- Information provided -
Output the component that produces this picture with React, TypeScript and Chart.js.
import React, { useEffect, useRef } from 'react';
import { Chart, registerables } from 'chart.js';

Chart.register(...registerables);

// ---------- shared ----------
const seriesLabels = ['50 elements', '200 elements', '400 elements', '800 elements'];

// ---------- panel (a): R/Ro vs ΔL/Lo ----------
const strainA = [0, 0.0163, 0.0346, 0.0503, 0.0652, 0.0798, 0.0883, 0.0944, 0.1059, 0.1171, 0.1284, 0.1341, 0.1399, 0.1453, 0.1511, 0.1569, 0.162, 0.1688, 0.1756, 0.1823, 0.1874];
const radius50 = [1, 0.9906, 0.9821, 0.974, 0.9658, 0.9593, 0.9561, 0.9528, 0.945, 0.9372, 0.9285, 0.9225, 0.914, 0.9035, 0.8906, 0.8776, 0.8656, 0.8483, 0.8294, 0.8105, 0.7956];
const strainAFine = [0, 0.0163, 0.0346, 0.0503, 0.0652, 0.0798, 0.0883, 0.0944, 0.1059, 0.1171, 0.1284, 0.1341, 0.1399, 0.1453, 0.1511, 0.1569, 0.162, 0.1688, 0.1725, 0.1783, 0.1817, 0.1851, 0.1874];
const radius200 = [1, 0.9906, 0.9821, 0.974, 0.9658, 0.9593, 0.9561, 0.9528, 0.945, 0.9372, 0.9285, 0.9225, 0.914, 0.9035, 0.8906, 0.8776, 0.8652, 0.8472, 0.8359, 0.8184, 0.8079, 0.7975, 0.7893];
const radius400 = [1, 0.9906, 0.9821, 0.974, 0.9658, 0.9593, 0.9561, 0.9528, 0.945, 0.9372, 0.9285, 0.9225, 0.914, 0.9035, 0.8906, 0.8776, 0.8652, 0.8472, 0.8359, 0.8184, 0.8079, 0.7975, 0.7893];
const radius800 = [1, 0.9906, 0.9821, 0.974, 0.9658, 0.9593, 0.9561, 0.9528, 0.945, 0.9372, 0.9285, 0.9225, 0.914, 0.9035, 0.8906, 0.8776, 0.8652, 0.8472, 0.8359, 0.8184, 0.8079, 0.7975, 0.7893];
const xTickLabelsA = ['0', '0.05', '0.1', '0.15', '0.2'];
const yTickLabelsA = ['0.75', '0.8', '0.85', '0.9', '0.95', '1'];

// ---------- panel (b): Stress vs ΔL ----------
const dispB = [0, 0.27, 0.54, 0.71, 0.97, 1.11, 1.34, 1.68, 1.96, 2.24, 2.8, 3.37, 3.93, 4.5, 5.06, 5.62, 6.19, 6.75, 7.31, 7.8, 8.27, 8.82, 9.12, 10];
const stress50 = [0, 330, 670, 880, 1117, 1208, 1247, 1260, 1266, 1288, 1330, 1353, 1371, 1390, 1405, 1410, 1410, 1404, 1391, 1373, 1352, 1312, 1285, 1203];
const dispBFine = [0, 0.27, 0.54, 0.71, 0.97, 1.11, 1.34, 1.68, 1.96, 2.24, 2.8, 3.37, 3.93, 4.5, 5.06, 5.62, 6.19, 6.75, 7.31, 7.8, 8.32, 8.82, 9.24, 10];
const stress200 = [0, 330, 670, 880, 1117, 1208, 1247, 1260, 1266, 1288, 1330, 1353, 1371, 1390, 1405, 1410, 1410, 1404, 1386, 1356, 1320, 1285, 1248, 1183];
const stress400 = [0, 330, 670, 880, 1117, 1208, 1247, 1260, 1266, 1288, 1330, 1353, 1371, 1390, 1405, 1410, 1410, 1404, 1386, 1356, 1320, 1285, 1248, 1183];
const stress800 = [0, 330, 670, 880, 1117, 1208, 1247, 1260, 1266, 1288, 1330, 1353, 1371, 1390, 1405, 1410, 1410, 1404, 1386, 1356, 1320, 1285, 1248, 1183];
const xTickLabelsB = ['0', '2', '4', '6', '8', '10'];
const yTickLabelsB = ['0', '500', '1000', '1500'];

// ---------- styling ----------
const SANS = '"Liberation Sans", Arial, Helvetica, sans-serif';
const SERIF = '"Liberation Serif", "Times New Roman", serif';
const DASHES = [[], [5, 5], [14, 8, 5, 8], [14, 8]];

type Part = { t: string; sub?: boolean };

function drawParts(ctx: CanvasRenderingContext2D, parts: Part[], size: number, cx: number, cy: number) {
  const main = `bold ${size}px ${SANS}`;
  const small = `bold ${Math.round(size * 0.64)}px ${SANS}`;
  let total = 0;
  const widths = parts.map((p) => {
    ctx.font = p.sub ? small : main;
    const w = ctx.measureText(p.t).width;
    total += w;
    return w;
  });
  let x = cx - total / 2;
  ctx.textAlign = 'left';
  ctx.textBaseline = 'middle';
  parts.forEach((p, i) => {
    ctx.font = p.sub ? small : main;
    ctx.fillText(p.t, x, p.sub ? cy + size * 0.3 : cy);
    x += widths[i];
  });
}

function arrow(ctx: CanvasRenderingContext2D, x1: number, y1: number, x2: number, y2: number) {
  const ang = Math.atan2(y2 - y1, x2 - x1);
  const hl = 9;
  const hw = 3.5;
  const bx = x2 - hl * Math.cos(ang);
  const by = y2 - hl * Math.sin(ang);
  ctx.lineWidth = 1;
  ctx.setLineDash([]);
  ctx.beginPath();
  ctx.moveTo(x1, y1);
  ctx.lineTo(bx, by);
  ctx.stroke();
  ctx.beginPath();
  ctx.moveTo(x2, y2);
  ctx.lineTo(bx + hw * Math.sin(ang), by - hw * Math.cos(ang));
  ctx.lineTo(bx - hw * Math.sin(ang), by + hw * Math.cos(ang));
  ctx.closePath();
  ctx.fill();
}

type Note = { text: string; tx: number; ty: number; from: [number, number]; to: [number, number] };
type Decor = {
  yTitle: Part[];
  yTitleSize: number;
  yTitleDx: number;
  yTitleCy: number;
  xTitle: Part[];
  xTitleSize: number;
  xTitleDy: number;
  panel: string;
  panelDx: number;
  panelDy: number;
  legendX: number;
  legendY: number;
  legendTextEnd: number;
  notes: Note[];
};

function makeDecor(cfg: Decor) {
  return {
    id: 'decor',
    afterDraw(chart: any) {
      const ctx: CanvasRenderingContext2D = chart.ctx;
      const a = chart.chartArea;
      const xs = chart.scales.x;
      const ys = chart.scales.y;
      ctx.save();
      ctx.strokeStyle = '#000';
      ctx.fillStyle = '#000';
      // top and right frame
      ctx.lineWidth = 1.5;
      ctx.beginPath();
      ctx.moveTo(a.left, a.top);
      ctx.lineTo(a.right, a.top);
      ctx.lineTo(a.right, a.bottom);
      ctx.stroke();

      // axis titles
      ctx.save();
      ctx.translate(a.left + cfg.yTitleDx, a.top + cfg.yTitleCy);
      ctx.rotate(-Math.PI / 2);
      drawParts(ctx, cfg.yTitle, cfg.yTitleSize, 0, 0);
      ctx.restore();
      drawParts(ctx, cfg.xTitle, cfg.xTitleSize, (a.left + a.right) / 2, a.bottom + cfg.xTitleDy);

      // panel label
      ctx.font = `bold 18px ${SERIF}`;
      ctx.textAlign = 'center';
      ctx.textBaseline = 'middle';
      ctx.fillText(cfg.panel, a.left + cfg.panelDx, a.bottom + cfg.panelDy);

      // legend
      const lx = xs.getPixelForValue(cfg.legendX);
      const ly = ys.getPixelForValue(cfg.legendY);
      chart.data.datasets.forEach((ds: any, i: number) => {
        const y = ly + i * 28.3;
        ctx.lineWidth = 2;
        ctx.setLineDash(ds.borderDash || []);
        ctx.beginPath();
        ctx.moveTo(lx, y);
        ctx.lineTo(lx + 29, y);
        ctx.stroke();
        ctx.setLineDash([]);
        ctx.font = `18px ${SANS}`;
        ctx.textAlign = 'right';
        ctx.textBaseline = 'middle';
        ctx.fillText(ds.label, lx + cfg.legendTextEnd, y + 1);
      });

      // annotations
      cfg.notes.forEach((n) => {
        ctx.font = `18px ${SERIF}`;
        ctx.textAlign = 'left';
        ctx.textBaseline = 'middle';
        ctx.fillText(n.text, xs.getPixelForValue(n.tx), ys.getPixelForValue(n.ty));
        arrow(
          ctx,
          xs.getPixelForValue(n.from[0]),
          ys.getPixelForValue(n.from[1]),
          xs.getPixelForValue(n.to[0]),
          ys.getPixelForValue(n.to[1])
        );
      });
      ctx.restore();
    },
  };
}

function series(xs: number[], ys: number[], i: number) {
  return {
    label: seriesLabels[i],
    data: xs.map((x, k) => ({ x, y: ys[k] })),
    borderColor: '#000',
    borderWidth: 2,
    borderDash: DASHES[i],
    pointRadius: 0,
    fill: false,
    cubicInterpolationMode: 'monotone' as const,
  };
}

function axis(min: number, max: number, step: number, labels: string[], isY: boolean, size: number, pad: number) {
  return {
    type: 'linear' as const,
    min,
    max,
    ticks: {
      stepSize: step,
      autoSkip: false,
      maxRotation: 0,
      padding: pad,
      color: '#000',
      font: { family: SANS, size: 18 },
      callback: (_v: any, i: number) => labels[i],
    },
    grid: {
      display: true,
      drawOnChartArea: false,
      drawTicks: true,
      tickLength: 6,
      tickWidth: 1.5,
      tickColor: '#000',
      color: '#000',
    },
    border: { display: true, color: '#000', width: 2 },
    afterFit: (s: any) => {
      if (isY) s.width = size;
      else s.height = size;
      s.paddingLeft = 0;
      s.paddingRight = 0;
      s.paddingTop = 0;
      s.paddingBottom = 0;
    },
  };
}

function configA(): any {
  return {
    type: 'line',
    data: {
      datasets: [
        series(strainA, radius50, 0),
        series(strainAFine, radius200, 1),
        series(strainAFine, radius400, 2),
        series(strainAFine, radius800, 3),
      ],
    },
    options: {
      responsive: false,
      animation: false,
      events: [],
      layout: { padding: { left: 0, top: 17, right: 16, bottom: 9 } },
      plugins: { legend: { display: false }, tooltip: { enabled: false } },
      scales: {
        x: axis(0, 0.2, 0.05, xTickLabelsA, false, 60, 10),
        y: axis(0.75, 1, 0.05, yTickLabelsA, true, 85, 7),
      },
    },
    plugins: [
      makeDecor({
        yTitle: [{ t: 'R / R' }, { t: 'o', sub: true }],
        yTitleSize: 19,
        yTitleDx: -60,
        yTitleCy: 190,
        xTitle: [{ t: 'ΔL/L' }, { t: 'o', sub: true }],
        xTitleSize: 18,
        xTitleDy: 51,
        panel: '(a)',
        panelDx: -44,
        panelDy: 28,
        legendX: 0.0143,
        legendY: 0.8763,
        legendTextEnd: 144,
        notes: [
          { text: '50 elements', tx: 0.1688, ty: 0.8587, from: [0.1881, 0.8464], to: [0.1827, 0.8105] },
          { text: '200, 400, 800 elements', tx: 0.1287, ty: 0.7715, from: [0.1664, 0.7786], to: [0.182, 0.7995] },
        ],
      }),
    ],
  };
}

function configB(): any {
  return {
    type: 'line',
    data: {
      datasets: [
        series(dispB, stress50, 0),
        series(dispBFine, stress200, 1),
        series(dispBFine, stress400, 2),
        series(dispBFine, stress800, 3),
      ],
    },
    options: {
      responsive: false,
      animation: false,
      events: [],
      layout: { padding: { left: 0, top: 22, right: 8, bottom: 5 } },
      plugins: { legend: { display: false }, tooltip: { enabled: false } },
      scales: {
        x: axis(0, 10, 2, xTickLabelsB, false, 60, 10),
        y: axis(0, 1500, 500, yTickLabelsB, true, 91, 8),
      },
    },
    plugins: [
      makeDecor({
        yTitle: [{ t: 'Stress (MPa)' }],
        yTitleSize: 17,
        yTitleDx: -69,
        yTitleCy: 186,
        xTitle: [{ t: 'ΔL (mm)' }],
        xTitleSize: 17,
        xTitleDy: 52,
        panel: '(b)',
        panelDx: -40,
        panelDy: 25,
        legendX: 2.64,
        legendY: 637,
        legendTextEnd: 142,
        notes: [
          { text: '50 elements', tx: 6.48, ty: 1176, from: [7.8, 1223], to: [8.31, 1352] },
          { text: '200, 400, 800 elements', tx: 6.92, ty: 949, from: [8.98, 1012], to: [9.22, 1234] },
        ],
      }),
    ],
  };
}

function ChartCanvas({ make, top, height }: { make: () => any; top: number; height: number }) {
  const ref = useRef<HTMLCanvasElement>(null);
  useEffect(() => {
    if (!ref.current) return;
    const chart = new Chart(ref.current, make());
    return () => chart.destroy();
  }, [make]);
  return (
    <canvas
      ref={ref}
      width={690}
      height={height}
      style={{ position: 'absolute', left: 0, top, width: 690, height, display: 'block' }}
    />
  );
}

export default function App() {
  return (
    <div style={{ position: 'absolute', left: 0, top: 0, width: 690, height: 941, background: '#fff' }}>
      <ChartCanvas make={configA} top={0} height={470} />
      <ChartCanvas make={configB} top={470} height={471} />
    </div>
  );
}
* * *
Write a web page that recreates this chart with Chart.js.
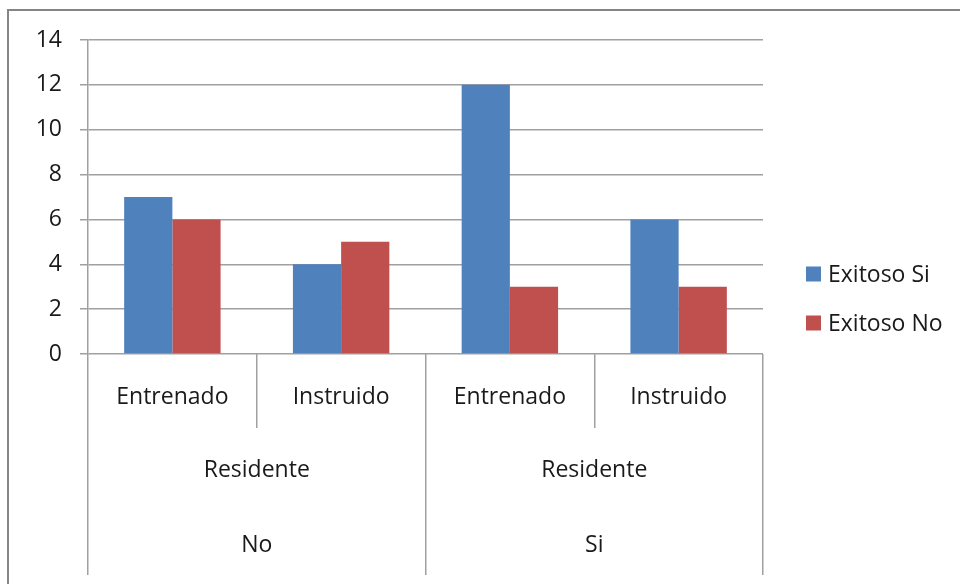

- Short problem -
Consider the entries above and return each line with the string "this".

- In response -
Output the component that produces this picture with React, TypeScript and Chart.js.
Write a web page that recreates this chart with Chart.js.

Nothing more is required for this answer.